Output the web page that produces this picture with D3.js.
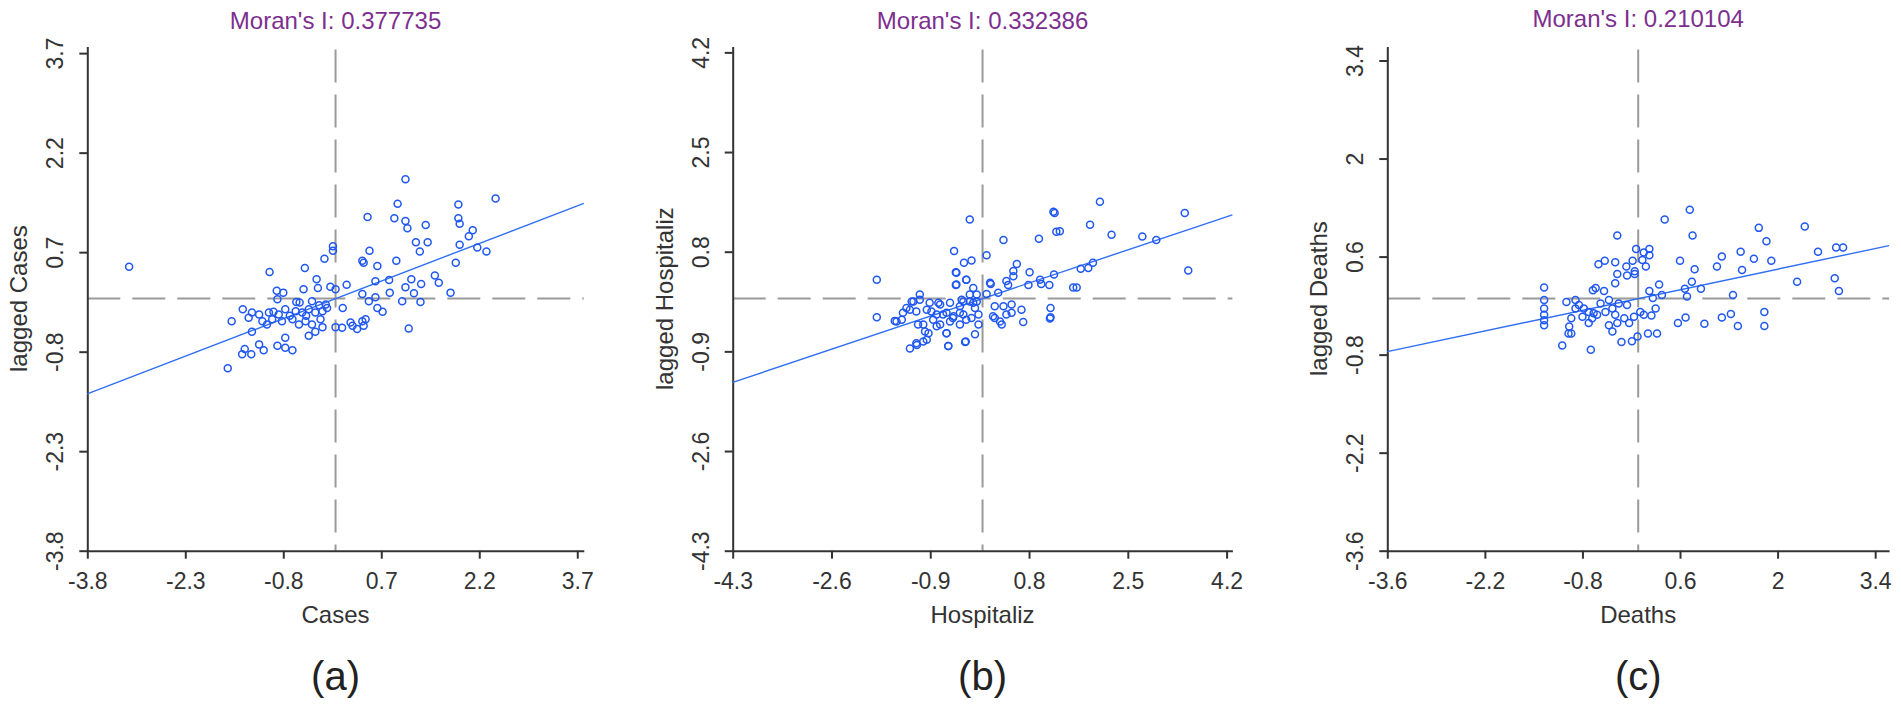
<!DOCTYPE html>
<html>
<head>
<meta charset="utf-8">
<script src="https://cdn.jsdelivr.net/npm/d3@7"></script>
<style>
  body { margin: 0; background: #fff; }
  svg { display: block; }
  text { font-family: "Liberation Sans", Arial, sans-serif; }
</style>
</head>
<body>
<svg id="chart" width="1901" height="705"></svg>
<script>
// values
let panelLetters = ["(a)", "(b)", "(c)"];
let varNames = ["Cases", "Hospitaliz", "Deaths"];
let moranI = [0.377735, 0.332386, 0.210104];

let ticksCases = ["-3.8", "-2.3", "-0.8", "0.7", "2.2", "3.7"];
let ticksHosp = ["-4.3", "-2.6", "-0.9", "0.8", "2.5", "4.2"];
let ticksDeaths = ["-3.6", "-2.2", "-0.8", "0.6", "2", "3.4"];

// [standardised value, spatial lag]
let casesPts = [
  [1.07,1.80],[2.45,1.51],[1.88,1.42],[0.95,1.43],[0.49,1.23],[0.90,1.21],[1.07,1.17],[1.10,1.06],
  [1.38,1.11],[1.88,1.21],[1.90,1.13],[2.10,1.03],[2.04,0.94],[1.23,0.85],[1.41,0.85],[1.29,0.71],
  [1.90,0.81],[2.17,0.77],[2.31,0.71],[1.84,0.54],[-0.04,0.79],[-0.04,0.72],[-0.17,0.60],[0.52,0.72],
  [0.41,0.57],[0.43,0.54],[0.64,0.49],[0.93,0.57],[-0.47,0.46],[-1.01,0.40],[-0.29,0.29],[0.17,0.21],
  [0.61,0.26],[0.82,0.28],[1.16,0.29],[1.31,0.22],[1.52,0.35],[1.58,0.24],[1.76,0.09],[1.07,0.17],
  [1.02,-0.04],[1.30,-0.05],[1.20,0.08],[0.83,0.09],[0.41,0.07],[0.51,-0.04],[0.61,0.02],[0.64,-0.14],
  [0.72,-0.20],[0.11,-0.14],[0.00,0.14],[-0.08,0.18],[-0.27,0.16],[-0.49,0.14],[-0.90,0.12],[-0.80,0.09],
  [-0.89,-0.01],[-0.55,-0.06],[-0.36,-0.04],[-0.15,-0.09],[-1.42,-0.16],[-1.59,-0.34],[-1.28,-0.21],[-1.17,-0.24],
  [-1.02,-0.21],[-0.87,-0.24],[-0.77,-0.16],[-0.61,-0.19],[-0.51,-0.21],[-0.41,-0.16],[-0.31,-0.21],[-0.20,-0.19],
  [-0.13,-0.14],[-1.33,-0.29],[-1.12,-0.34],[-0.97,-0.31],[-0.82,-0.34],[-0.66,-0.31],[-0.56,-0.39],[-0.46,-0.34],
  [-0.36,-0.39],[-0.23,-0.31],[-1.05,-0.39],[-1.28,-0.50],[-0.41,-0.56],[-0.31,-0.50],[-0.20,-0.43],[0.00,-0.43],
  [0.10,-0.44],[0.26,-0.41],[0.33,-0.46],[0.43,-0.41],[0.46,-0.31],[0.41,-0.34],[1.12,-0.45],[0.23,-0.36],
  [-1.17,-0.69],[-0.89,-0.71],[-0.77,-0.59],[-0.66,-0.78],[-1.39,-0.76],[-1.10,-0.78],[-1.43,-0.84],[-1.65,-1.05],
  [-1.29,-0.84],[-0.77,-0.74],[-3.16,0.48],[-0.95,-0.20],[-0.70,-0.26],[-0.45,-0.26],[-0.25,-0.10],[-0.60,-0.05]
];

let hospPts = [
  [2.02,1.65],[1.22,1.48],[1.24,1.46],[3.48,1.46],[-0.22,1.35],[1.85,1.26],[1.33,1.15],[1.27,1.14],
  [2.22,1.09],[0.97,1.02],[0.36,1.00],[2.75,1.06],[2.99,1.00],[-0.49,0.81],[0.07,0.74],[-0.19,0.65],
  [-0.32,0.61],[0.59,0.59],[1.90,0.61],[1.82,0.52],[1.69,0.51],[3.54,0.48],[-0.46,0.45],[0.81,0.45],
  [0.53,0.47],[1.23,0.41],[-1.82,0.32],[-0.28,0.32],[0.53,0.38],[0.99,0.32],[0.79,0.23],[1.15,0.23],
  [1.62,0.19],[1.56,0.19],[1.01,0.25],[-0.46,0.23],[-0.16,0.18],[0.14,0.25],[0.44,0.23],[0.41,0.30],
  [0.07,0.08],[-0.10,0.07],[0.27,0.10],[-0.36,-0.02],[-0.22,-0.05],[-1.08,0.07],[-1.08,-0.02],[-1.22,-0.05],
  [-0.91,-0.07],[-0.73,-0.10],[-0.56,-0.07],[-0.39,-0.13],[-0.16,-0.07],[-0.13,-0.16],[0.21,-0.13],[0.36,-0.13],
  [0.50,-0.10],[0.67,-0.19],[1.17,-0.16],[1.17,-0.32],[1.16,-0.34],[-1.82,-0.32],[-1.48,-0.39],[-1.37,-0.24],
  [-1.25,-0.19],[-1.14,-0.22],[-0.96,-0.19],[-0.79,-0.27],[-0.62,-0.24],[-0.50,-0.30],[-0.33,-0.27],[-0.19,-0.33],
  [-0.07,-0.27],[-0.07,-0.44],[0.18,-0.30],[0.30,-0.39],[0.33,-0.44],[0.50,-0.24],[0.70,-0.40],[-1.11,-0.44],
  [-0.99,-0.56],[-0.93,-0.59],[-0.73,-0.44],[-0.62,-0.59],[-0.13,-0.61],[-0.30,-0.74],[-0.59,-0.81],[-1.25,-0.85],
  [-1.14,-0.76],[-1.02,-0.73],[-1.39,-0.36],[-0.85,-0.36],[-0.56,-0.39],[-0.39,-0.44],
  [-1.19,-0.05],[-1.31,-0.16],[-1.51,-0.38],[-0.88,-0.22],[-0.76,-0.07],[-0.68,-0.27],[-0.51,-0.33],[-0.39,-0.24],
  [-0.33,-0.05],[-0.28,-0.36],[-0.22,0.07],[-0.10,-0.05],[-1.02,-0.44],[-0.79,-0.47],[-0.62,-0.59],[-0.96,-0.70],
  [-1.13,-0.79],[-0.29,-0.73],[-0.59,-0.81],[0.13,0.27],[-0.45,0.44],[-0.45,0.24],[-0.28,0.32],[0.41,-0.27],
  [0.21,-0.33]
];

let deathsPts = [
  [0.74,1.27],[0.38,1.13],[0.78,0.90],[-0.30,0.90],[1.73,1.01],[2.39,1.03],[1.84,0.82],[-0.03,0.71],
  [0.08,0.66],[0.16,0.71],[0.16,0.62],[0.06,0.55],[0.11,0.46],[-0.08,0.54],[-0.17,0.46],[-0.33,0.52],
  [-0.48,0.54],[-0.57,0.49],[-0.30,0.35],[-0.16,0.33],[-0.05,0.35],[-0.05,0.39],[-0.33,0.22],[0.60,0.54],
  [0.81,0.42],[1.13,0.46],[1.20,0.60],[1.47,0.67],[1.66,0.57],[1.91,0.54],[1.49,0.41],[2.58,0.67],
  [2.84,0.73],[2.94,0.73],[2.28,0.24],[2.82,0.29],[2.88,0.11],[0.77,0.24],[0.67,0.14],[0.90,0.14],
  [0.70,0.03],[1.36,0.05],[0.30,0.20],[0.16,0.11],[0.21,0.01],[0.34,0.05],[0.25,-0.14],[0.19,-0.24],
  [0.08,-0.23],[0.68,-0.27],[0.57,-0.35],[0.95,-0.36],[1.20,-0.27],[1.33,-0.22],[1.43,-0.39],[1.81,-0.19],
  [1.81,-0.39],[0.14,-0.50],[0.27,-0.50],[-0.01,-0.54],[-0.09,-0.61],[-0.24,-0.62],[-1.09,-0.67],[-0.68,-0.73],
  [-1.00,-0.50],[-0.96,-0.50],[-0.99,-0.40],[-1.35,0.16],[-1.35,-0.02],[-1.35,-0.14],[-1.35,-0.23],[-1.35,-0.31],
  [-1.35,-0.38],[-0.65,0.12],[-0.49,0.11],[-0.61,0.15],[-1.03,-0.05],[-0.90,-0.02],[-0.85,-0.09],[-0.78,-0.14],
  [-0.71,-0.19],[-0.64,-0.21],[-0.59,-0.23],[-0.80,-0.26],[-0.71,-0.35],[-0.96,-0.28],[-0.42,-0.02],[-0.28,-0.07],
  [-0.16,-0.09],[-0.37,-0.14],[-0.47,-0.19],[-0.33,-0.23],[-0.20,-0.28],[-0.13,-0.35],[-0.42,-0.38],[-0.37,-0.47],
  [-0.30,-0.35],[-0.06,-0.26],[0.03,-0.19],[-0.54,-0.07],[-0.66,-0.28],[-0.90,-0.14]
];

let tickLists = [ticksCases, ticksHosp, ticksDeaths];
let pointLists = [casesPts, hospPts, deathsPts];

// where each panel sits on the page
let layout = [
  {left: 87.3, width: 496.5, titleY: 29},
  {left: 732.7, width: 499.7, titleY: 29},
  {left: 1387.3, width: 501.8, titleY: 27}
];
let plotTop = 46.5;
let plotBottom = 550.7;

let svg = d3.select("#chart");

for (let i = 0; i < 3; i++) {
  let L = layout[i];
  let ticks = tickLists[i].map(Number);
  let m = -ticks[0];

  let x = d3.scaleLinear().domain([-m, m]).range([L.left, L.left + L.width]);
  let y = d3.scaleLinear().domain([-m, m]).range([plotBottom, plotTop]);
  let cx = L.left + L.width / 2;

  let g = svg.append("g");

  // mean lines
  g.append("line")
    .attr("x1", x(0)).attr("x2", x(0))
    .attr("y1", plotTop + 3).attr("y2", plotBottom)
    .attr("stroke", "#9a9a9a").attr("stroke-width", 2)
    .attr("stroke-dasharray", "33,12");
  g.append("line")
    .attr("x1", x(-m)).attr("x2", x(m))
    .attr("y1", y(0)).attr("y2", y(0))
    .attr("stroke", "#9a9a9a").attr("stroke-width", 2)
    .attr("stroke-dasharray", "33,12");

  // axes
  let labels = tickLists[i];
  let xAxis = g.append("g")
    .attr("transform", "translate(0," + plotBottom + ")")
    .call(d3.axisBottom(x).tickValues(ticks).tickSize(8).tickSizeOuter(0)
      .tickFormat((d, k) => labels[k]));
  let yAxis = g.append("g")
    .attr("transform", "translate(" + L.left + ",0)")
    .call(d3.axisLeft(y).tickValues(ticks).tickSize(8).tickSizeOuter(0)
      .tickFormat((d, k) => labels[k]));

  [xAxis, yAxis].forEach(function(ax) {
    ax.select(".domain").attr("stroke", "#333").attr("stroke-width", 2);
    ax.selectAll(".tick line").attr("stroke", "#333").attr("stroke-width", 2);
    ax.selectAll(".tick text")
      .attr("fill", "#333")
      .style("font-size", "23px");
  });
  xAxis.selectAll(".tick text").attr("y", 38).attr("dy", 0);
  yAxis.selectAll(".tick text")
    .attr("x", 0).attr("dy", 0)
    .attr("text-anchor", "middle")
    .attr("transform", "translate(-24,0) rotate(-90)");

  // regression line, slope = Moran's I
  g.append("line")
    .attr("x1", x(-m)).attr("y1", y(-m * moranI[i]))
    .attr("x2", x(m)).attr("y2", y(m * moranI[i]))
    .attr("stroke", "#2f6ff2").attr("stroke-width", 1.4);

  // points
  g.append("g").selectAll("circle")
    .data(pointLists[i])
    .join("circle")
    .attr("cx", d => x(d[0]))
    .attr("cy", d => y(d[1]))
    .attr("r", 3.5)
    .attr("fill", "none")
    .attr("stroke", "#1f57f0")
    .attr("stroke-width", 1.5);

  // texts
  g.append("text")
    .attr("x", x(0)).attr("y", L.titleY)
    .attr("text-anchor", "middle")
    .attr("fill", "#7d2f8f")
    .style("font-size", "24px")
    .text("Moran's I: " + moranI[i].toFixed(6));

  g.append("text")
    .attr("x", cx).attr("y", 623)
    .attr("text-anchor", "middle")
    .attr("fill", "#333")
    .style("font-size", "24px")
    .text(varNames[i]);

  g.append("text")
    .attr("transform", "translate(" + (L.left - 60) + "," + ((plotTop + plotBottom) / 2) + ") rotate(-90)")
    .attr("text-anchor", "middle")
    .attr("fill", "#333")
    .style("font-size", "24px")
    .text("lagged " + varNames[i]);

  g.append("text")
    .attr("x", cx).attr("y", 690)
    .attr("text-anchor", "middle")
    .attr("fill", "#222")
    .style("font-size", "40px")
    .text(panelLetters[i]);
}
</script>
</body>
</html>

************

**Exercise requirements**
Emit the lines of the material exactly, from its first line to the line containing "let moranI = [0.377735, 0.332386, 0.210104];", inclusive; leave every picture out.

**Solution below**
Output the web page that produces this picture with D3.js.
<!DOCTYPE html>
<html>
<head>
<meta charset="utf-8">
<script src="https://cdn.jsdelivr.net/npm/d3@7"></script>
<style>
  body { margin: 0; background: #fff; }
  svg { display: block; }
  text { font-family: "Liberation Sans", Arial, sans-serif; }
</style>
</head>
<body>
<svg id="chart" width="1901" height="705"></svg>
<script>
// values
let panelLetters = ["(a)", "(b)", "(c)"];
let varNames = ["Cases", "Hospitaliz", "Deaths"];
let moranI = [0.377735, 0.332386, 0.210104];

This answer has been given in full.